→ Written instruction
Don't include pictures. Quote the lines below from the first through the line that contains "0.005, 0.005, 0.005];".

→ Dataset content

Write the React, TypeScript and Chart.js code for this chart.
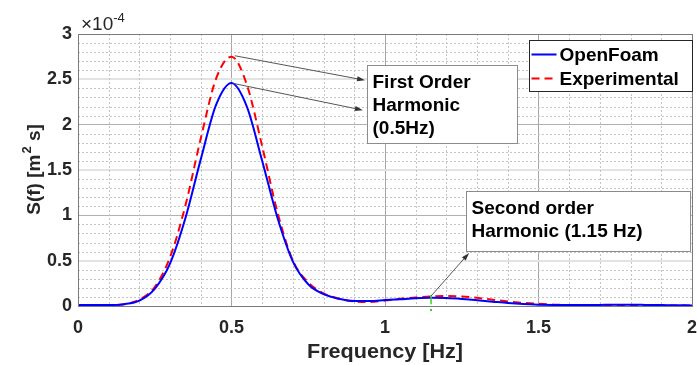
import React, { useEffect, useRef } from 'react';
import { Chart, registerables } from 'chart.js';

Chart.register(...registerables);

// ---- Data (spectral density in units of 1e-4 m^2 s) ----
const freq = [0, 0.05, 0.1, 0.15, 0.2, 0.25, 0.3, 0.35, 0.4, 0.45, 0.5, 0.55, 0.6, 0.65, 0.7, 0.75, 0.8, 0.85, 0.9, 0.95, 1.0,
  1.05, 1.1, 1.15, 1.2, 1.25, 1.3, 1.35, 1.4, 1.45, 1.5, 1.55, 1.6, 1.65, 1.7, 1.75, 1.8, 1.85, 1.9, 1.95, 2.0];
const openFoam = [0.01, 0.01, 0.01, 0.02, 0.06, 0.19, 0.47, 0.97, 1.62, 2.22, 2.46, 2.20, 1.60, 0.97, 0.49, 0.24, 0.13, 0.08, 0.055, 0.055, 0.065,
  0.075, 0.085, 0.09, 0.088, 0.078, 0.063, 0.048, 0.033, 0.022, 0.015, 0.011, 0.01, 0.01, 0.012, 0.014, 0.014, 0.012, 0.01, 0.008, 0.006];
const experimental = [0.01, 0.01, 0.01, 0.02, 0.07, 0.21, 0.54, 1.11, 1.85, 2.51, 2.75, 2.44, 1.76, 1.03, 0.50, 0.26, 0.14, 0.08, 0.05, 0.045, 0.06,
  0.08, 0.095, 0.105, 0.11, 0.105, 0.09, 0.07, 0.05, 0.035, 0.025, 0.015, 0.01, 0.008, 0.007, 0.006, 0.006, 0.005, 0.005, 0.005, 0.005];

const xTickLabels = ['0', '0.5', '1', '1.5', '2'];
const yTickLabels = ['0', '0.5', '1', '1.5', '2', '2.5', '3'];
const yExponent = '-4';
const xTitle = 'Frequency [Hz]';
const yTitleParts = ['S(f) [m', '2', ' s]'];
const seriesNames = ['OpenFoam', 'Experimental'];
const note1Lines = ['First Order', 'Harmonic', '(0.5Hz)'];
const note2Lines = ['Second order', 'Harmonic (1.15 Hz)'];
// annotation anchors in data units (x: Hz, y: 1e-4 m^2 s)
const note1Box = { x0: 0.941, x1: 1.43, yTop: 2.658, yBottom: 1.8 };
const note2Box = { x0: 1.264, x1: 1.993, yTop: 1.268, yBottom: 0.607 };
const arrows = [
  { from: [0.511, 2.76], to: [0.935, 2.49] },
  { from: [0.506, 2.455], to: [0.928, 2.16] },
  { from: [1.15, 0.11], to: [1.274, 0.585] },
];
const secondHarmonicMark = [1.15, 0.11];

const FONT = '"Liberation Sans", Arial, sans-serif';
const TXT = '#262626';

function drawArrow(ctx: CanvasRenderingContext2D, x1: number, y1: number, x2: number, y2: number) {
  const ang = Math.atan2(y2 - y1, x2 - x1);
  const len = 8, hw = 2.5;
  ctx.save();
  ctx.strokeStyle = '#555';
  ctx.lineWidth = 1;
  ctx.beginPath();
  ctx.moveTo(x1, y1);
  ctx.lineTo(x2 - Math.cos(ang) * len * 0.6, y2 - Math.sin(ang) * len * 0.6);
  ctx.stroke();
  ctx.fillStyle = '#333';
  ctx.beginPath();
  ctx.moveTo(x2, y2);
  ctx.lineTo(x2 - Math.cos(ang) * len - Math.sin(ang) * hw, y2 - Math.sin(ang) * len + Math.cos(ang) * hw);
  ctx.lineTo(x2 - Math.cos(ang) * len + Math.sin(ang) * hw, y2 - Math.sin(ang) * len - Math.cos(ang) * hw);
  ctx.closePath();
  ctx.fill();
  ctx.restore();
}

const decorPlugin = {
  id: 'decor',
  beforeDatasetsDraw(chart: any) {
    const { ctx, chartArea: a, scales } = chart;
    const xs = scales.x, ys = scales.y;
    ctx.save();
    ctx.strokeStyle = '#c4c4c4';
    ctx.lineWidth = 1;
    ctx.setLineDash([2, 2]);
    for (let i = 1; i < 20; i++) {
      if (i % 5 === 0) continue;
      const px = Math.round(xs.getPixelForValue(i / 10)) + 0.5;
      ctx.beginPath(); ctx.moveTo(px, a.top); ctx.lineTo(px, a.bottom); ctx.stroke();
    }
    for (let i = 1; i < 30; i++) {
      if (i % 5 === 0) continue;
      const py = Math.round(ys.getPixelForValue(i / 10)) + 0.5;
      ctx.beginPath(); ctx.moveTo(a.left, py); ctx.lineTo(a.right, py); ctx.stroke();
    }
    ctx.restore();
  },
  afterDatasetsDraw(chart: any) {
    const { ctx, chartArea: a, scales } = chart;
    const xs = scales.x, ys = scales.y;
    const X = (v: number) => xs.getPixelForValue(v);
    const Y = (v: number) => ys.getPixelForValue(v);
    ctx.save();
    // axes box
    ctx.strokeStyle = '#7a7a7a';
    ctx.lineWidth = 1;
    ctx.strokeRect(Math.round(a.left) + 0.5, Math.round(a.top) + 0.5, Math.round(a.right - a.left), Math.round(a.bottom - a.top));

    // green marker at second harmonic
    ctx.strokeStyle = '#3bcc2e';
    ctx.lineWidth = 1.5;
    ctx.beginPath();
    ctx.moveTo(X(secondHarmonicMark[0]), Y(secondHarmonicMark[1]) - 1);
    ctx.lineTo(X(secondHarmonicMark[0]), Y(0.02));
    ctx.stroke();
    ctx.fillStyle = '#3bcc2e';
    ctx.fillRect(X(secondHarmonicMark[0]) - 1, a.bottom + 3, 2, 2);

    // arrows
    arrows.forEach((ar) => drawArrow(ctx, X(ar.from[0]), Y(ar.from[1]), X(ar.to[0]), Y(ar.to[1])));

    // annotation boxes
    const drawNote = (box: any, lines: string[], lineGap: number) => {
      const x0 = Math.round(X(box.x0)) + 0.5, x1 = Math.round(X(box.x1)) + 0.5;
      const y0 = Math.round(Y(box.yTop)) + 0.5, y1 = Math.round(Y(box.yBottom)) + 0.5;
      ctx.fillStyle = '#fff';
      ctx.fillRect(x0, y0, x1 - x0, y1 - y0);
      ctx.strokeStyle = '#8c8c8c';
      ctx.lineWidth = 1;
      ctx.strokeRect(x0, y0, x1 - x0, y1 - y0);
      ctx.fillStyle = '#000';
      ctx.font = `bold 19px ${FONT}`;
      ctx.textAlign = 'left';
      ctx.textBaseline = 'alphabetic';
      lines.forEach((t, i) => ctx.fillText(t, x0 + 5, y0 + 22 + i * lineGap));
    };
    drawNote(note1Box, note1Lines, 23);
    drawNote(note2Box, note2Lines, 23);

    // legend
    const lw = 163, lh = 51;
    const lx = Math.round(a.right) - lw + 0.5, ly = Math.round(a.top) + 6.5;
    ctx.fillStyle = '#fff';
    ctx.fillRect(lx, ly, lw, lh);
    ctx.strokeStyle = '#262626';
    ctx.lineWidth = 1;
    ctx.strokeRect(lx, ly, lw, lh);
    const rows = [ly + 14, ly + 38];
    ctx.lineWidth = 2;
    ctx.strokeStyle = '#0000ff';
    ctx.beginPath(); ctx.moveTo(lx + 2, rows[0]); ctx.lineTo(lx + 27, rows[0]); ctx.stroke();
    ctx.strokeStyle = '#ff0000';
    ctx.setLineDash([8, 5]);
    ctx.beginPath(); ctx.moveTo(lx + 2, rows[1]); ctx.lineTo(lx + 27, rows[1]); ctx.stroke();
    ctx.setLineDash([]);
    ctx.fillStyle = '#000';
    ctx.font = `bold 19px ${FONT}`;
    ctx.textBaseline = 'middle';
    ctx.textAlign = 'left';
    seriesNames.forEach((n, i) => ctx.fillText(n, lx + 30, rows[i] + 1));

    // exponent label
    ctx.fillStyle = TXT;
    ctx.textBaseline = 'alphabetic';
    ctx.font = `19px ${FONT}`;
    const ex = a.left + 3;
    const eb = a.top - 4;
    ctx.fillText('\u00d710', ex, eb);
    const w10 = ctx.measureText('\u00d710').width;
    ctx.font = `13px ${FONT}`;
    ctx.fillText(yExponent, ex + w10, eb - 8);

    // y title (rotated, with superscript)
    ctx.save();
    ctx.translate(40, (a.top + a.bottom) / 2);
    ctx.rotate(-Math.PI / 2);
    ctx.font = `bold 19px ${FONT}`;
    const w1 = ctx.measureText(yTitleParts[0]).width;
    ctx.font = `bold 13px ${FONT}`;
    const w2 = ctx.measureText(yTitleParts[1]).width;
    ctx.font = `bold 19px ${FONT}`;
    const w3 = ctx.measureText(yTitleParts[2]).width;
    let sx = -(w1 + w2 + w3) / 2;
    ctx.textAlign = 'left';
    ctx.fillText(yTitleParts[0], sx, 0);
    sx += w1;
    ctx.font = `bold 13px ${FONT}`;
    ctx.fillText(yTitleParts[1], sx + 1, -9);
    sx += w2 + 1;
    ctx.font = `bold 19px ${FONT}`;
    ctx.fillText(yTitleParts[2], sx, 0);
    ctx.restore();

    // x title (slightly widened like the reference)
    ctx.save();
    ctx.translate((a.left + a.right) / 2, 358);
    ctx.scale(1.08, 1);
    ctx.font = `bold 20px ${FONT}`;
    ctx.textAlign = 'center';
    ctx.textBaseline = 'alphabetic';
    ctx.fillStyle = TXT;
    ctx.fillText(xTitle, 0, 0);
    ctx.restore();
    ctx.restore();
  },
};

export default function App() {
  const ref = useRef<HTMLCanvasElement | null>(null);
  useEffect(() => {
    if (!ref.current) return;
    const chart = new Chart(ref.current, {
      type: 'line',
      data: {
        datasets: [
          {
            label: seriesNames[0],
            data: freq.map((f, i) => ({ x: f, y: openFoam[i] })),
            borderColor: '#0000ff',
            borderWidth: 2,
            pointRadius: 0,
            cubicInterpolationMode: 'monotone',
            fill: false,
          },
          {
            label: seriesNames[1],
            data: freq.map((f, i) => ({ x: f, y: experimental[i] })),
            borderColor: '#ff0000',
            borderWidth: 2,
            borderDash: [8, 5],
            pointRadius: 0,
            cubicInterpolationMode: 'monotone',
            fill: false,
          },
        ],
      },
      options: {
        responsive: false,
        animation: false,
        layout: { padding: { top: 34, right: 5, left: 0, bottom: 0 } },
        plugins: { legend: { display: false }, tooltip: { enabled: false } },
        scales: {
          x: {
            type: 'linear',
            min: 0,
            max: 2,
            afterFit: (s: any) => { s.height = 59; s.paddingLeft = 0; s.paddingRight = 0; },
            border: { display: false },
            grid: {
              drawTicks: false,
              color: '#a6a6a6',
              lineWidth: 1,
            },
            ticks: {
              stepSize: 0.5,
              padding: 11,
              maxRotation: 0,
              autoSkip: false,
              color: TXT,
              font: { family: FONT, size: 18, weight: 'bold' },
              callback: (v: any) => xTickLabels[Math.round(Number(v) * 2)] ?? '',
            },
          },
          y: {
            type: 'linear',
            min: 0,
            max: 3,
            afterFit: (s: any) => { s.width = 78; s.paddingTop = 0; s.paddingBottom = 0; },
            border: { display: false },
            grid: {
              drawTicks: false,
              color: (c: any) => {
                const v = Math.round((c.tick?.value ?? 0) * 2);
                return v % 2 === 1 ? '#e3e3e3' : '#b0b0b0';
              },
              lineWidth: (c: any) => {
                const v = Math.round((c.tick?.value ?? 0) * 2);
                return v % 2 === 1 ? 2 : 1;
              },
            },
            ticks: {
              stepSize: 0.5,
              padding: 6,
              autoSkip: false,
              color: TXT,
              font: { family: FONT, size: 18, weight: 'bold' },
              callback: (v: any) => yTickLabels[Math.round(Number(v) * 2)] ?? '',
            },
          },
        },
      },
      plugins: [decorPlugin],
    } as any);
    return () => chart.destroy();
  }, []);
  return (
    <div style={{ position: 'absolute', left: 0, top: 0, width: 697, height: 365, background: '#fff' }}>
      <canvas ref={ref} width={697} height={365} style={{ width: 697, height: 365, display: 'block' }} />
    </div>
  );
}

→ Right answer
Write the React, TypeScript and Chart.js code for this chart.
import React, { useEffect, useRef } from 'react';
import { Chart, registerables } from 'chart.js';

Chart.register(...registerables);

// ---- Data (spectral density in units of 1e-4 m^2 s) ----
const freq = [0, 0.05, 0.1, 0.15, 0.2, 0.25, 0.3, 0.35, 0.4, 0.45, 0.5, 0.55, 0.6, 0.65, 0.7, 0.75, 0.8, 0.85, 0.9, 0.95, 1.0,
  1.05, 1.1, 1.15, 1.2, 1.25, 1.3, 1.35, 1.4, 1.45, 1.5, 1.55, 1.6, 1.65, 1.7, 1.75, 1.8, 1.85, 1.9, 1.95, 2.0];
const openFoam = [0.01, 0.01, 0.01, 0.02, 0.06, 0.19, 0.47, 0.97, 1.62, 2.22, 2.46, 2.20, 1.60, 0.97, 0.49, 0.24, 0.13, 0.08, 0.055, 0.055, 0.065,
  0.075, 0.085, 0.09, 0.088, 0.078, 0.063, 0.048, 0.033, 0.022, 0.015, 0.011, 0.01, 0.01, 0.012, 0.014, 0.014, 0.012, 0.01, 0.008, 0.006];
const experimental = [0.01, 0.01, 0.01, 0.02, 0.07, 0.21, 0.54, 1.11, 1.85, 2.51, 2.75, 2.44, 1.76, 1.03, 0.50, 0.26, 0.14, 0.08, 0.05, 0.045, 0.06,
  0.08, 0.095, 0.105, 0.11, 0.105, 0.09, 0.07, 0.05, 0.035, 0.025, 0.015, 0.01, 0.008, 0.007, 0.006, 0.006, 0.005, 0.005, 0.005, 0.005];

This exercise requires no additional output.